A recent federal district court decision in the Northern District of California suggests that some courts might have a different view. In Schuett v. FedEx Corporation, the court denied FedEx’s motion for judgment on the pleadings on a breach of fiduciary duty claim brought by a deceased employee’s same-sex spouse, whose claim for a qualified preretirement survivor annuity (“QPSA”) under FedEx’s retirement plan was denied. The employee passed away one week before Windsor was decided, and FedEx denied the claim based on the plan’s pre-Windsor definition of “spouse,” which incorporated the DOMA definition of marriage (i.e., a union between a man and a woman). The spouse’s administrative appeal also was denied by FedEx’s Appeals Committee, which found that, under the terms of FedEx’s plan, the employee was not “married” under the plan definition of “spouse” at the time of her death (before Section 3 of DOMA was held to be unconstitutional) and did not have a surviving spouse at that time.
In the spouse’s lawsuit against FedEx, she asserted three causes of action in the alternative under ERISA: (i) a claim for benefits, (ii) a claim for breach of fiduciary duty for failure to administer the Plan in accordance with applicable law, and (iii) a claim for breach of fiduciary duty for failure to inform and/or for providing misleading communications. The court denied in part the defendants’ motion for judgment on the pleadings, allowing the plaintiff to proceed on the claim for breach of fiduciary duty under section 502(a)(3) of ERISA due to a failure to administer the plan in accordance with applicable law. The court found that the plaintiff adequately alleged that FedEx violated ERISA by acting contrary to applicable federal law and failing to provide a benefit mandated by ERISA (the QPSA), and that she is entitled to pursue equitable relief to remedy that violation.
In reaching this conclusion, the court noted that ERISA requires a fiduciary to follow plan documents only to the extent that they are consistent with ERISA and pointed to a plan provision stating that federal law would govern in the event that a plan term was inconsistent with federal law. The court also reasoned that the Windsor case appeared to invalidate DOMA retroactive to its 1996 enactment, and noted that the Windsor decision itself applied retroactively. In addition, the court relied to some extent on an earlier post-Windsor case, Cozen O’Connor P.C. v. Tobits, in which a federal district court concluded that Windsor applied retroactively in the context of a surviving spouse benefit where the plan document did not explicitly define the term “spouse” to exclude same-sex spouses.

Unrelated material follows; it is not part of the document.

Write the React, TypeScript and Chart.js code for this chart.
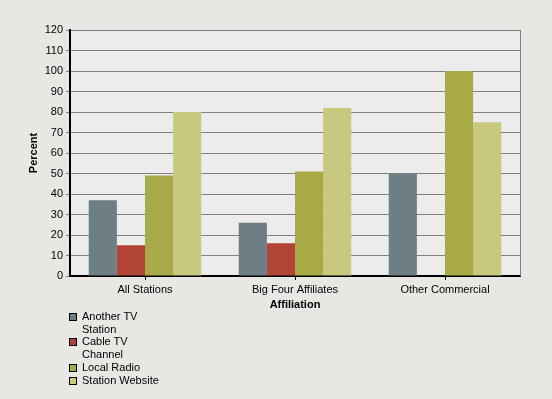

It is important to note that the court’s decision in Schuett merely allows the surviving spouse to proceed with her breach of fiduciary claim against FedEx (in which she seeks declaratory and injunctive relief amounting to payment of the QPSA); it does not require FedEx to apply Windsor retroactively or pay a benefit to the spouse. Also notable is the fact that the court granted FedEx’s motion to dismiss the spouse’s other two claims. With regard to the claim for wrongful denial of benefits under section 502(a)(1)(B) of ERISA, the court concluded that the spouse had not alleged facts demonstrating that FedEx had abused its discretion in interpreting the plan’s definition of spouse, because the definition was unambiguous and nondiscretionary. On the claim for breach of fiduciary duty under section 502(a)(3) of ERISA alleging that FedEx failed to provide complete and accurate information about survivor benefits that may have been available to the employee’s designated non-spouse beneficiary under the plan if the employee had retired prior to her death, the court found that the spouse lacked standing to pursue this claim because she was not designated as the employee’s beneficiary.
Proskauer will continue to monitor this case and other decisions and guidance relating to the application of the Supreme Court decisions regarding same-sex marriage to employee benefit plans.